Charts and diagrams as code:
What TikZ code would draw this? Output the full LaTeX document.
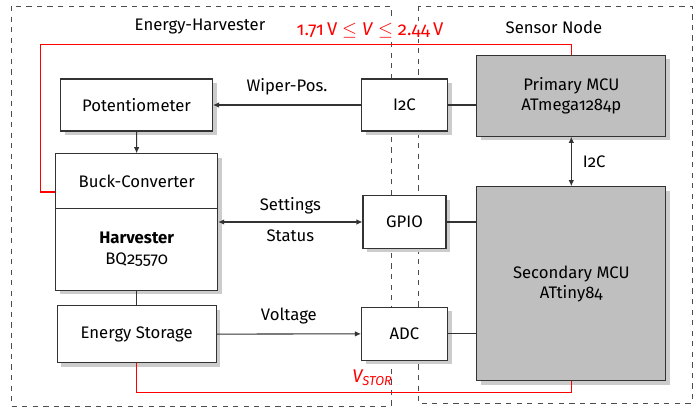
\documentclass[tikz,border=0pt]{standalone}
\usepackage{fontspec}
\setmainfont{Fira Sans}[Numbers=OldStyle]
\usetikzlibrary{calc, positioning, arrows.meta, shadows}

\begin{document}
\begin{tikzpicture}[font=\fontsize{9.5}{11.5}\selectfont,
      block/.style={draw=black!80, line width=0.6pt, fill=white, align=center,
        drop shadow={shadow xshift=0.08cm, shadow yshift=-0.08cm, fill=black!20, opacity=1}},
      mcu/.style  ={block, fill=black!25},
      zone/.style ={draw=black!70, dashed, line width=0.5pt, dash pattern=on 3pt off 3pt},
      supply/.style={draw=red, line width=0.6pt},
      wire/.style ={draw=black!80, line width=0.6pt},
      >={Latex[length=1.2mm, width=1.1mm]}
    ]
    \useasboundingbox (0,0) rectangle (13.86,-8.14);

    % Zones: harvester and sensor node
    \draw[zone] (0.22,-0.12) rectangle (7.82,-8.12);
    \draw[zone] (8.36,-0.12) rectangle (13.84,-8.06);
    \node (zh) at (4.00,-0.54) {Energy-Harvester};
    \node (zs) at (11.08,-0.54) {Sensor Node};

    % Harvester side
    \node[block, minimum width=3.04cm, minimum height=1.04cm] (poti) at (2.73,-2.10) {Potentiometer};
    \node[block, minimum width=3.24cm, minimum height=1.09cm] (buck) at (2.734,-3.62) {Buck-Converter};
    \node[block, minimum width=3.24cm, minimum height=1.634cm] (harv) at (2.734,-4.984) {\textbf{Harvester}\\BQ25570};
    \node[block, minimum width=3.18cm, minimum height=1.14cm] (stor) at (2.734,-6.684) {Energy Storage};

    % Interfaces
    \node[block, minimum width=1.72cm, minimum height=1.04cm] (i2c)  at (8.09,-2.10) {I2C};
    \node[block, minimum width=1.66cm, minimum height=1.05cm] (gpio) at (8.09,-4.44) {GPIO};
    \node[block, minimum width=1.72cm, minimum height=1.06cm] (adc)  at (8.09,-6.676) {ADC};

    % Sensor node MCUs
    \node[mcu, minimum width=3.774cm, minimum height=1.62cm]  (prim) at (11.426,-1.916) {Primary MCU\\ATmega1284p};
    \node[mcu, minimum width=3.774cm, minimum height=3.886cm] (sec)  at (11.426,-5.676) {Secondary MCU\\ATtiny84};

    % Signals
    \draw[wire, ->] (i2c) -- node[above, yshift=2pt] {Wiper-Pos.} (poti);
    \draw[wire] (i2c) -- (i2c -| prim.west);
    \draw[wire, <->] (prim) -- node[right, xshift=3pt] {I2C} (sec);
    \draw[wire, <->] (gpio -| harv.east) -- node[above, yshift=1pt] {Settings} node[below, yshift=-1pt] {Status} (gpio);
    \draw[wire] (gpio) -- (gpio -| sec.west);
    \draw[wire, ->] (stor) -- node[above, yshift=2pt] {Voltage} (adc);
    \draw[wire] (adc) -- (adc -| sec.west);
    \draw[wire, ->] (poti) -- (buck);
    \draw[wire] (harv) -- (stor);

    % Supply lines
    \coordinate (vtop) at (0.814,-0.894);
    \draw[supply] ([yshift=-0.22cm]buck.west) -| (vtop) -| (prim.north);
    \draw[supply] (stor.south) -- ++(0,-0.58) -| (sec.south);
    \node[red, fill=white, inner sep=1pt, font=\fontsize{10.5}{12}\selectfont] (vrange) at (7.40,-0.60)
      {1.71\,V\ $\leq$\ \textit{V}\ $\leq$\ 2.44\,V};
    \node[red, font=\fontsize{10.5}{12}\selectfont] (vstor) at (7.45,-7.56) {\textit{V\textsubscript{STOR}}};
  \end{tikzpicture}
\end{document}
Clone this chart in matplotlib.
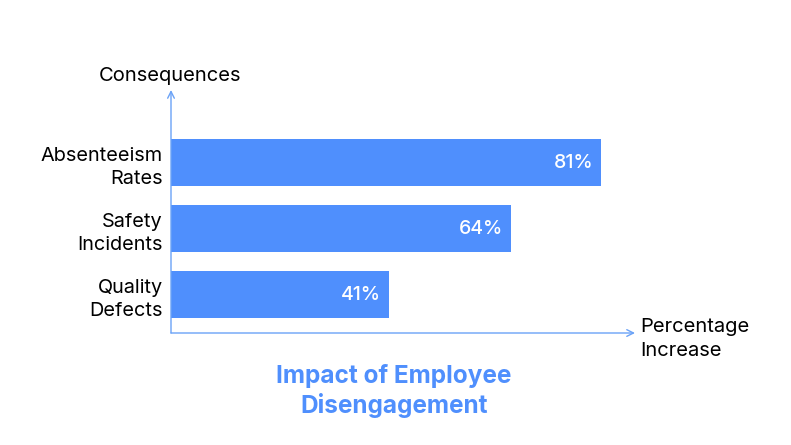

Aim of the task: Quote every record above exactly, leaving out any pictures.

Correct response:
What TikZ code would draw this? Output the full LaTeX document.
\documentclass[tikz,border=0pt]{standalone}
\usepackage{fontspec}
\setmainfont{Fira Sans}[Numbers=OldStyle]
\usetikzlibrary{calc, positioning, arrows.meta, shadows}

\begin{document}
\begin{tikzpicture}[font=\fontsize{9.5}{11.5}\selectfont,
      block/.style={draw=black!80, line width=0.6pt, fill=white, align=center,
        drop shadow={shadow xshift=0.08cm, shadow yshift=-0.08cm, fill=black!20, opacity=1}},
      mcu/.style  ={block, fill=black!25},
      zone/.style ={draw=black!70, dashed, line width=0.5pt, dash pattern=on 3pt off 3pt},
      supply/.style={draw=red, line width=0.6pt},
      wire/.style ={draw=black!80, line width=0.6pt},
      >={Latex[length=1.2mm, width=1.1mm]}
    ]
    \useasboundingbox (0,0) rectangle (13.86,-8.14);

    % Zones: harvester and sensor node
    \draw[zone] (0.22,-0.12) rectangle (7.82,-8.12);
    \draw[zone] (8.36,-0.12) rectangle (13.84,-8.06);
    \node (zh) at (4.00,-0.54) {Energy-Harvester};
    \node (zs) at (11.08,-0.54) {Sensor Node};

    % Harvester side
    \node[block, minimum width=3.04cm, minimum height=1.04cm] (poti) at (2.73,-2.10) {Potentiometer};
    \node[block, minimum width=3.24cm, minimum height=1.09cm] (buck) at (2.734,-3.62) {Buck-Converter};
    \node[block, minimum width=3.24cm, minimum height=1.634cm] (harv) at (2.734,-4.984) {\textbf{Harvester}\\BQ25570};
    \node[block, minimum width=3.18cm, minimum height=1.14cm] (stor) at (2.734,-6.684) {Energy Storage};

    % Interfaces
    \node[block, minimum width=1.72cm, minimum height=1.04cm] (i2c)  at (8.09,-2.10) {I2C};
    \node[block, minimum width=1.66cm, minimum height=1.05cm] (gpio) at (8.09,-4.44) {GPIO};
    \node[block, minimum width=1.72cm, minimum height=1.06cm] (adc)  at (8.09,-6.676) {ADC};

    % Sensor node MCUs
    \node[mcu, minimum width=3.774cm, minimum height=1.62cm]  (prim) at (11.426,-1.916) {Primary MCU\\ATmega1284p};
    \node[mcu, minimum width=3.774cm, minimum height=3.886cm] (sec)  at (11.426,-5.676) {Secondary MCU\\ATtiny84};

    % Signals
    \draw[wire, ->] (i2c) -- node[above, yshift=2pt] {Wiper-Pos.} (poti);
    \draw[wire] (i2c) -- (i2c -| prim.west);
    \draw[wire, <->] (prim) -- node[right, xshift=3pt] {I2C} (sec);
    \draw[wire, <->] (gpio -| harv.east) -- node[above, yshift=1pt] {Settings} node[below, yshift=-1pt] {Status} (gpio);
    \draw[wire] (gpio) -- (gpio -| sec.west);
    \draw[wire, ->] (stor) -- node[above, yshift=2pt] {Voltage} (adc);
    \draw[wire] (adc) -- (adc -| sec.west);
    \draw[wire, ->] (poti) -- (buck);
    \draw[wire] (harv) -- (stor);

    % Supply lines
    \coordinate (vtop) at (0.814,-0.894);
    \draw[supply] ([yshift=-0.22cm]buck.west) -| (vtop) -| (prim.north);
    \draw[supply] (stor.south) -- ++(0,-0.58) -| (sec.south);
    \node[red, fill=white, inner sep=1pt, font=\fontsize{10.5}{12}\selectfont] (vrange) at (7.40,-0.60)
      {1.71\,V\ $\leq$\ \textit{V}\ $\leq$\ 2.44\,V};
    \node[red, font=\fontsize{10.5}{12}\selectfont] (vstor) at (7.45,-7.56) {\textit{V\textsubscript{STOR}}};
  \end{tikzpicture}
\end{document}
Clone this chart in matplotlib.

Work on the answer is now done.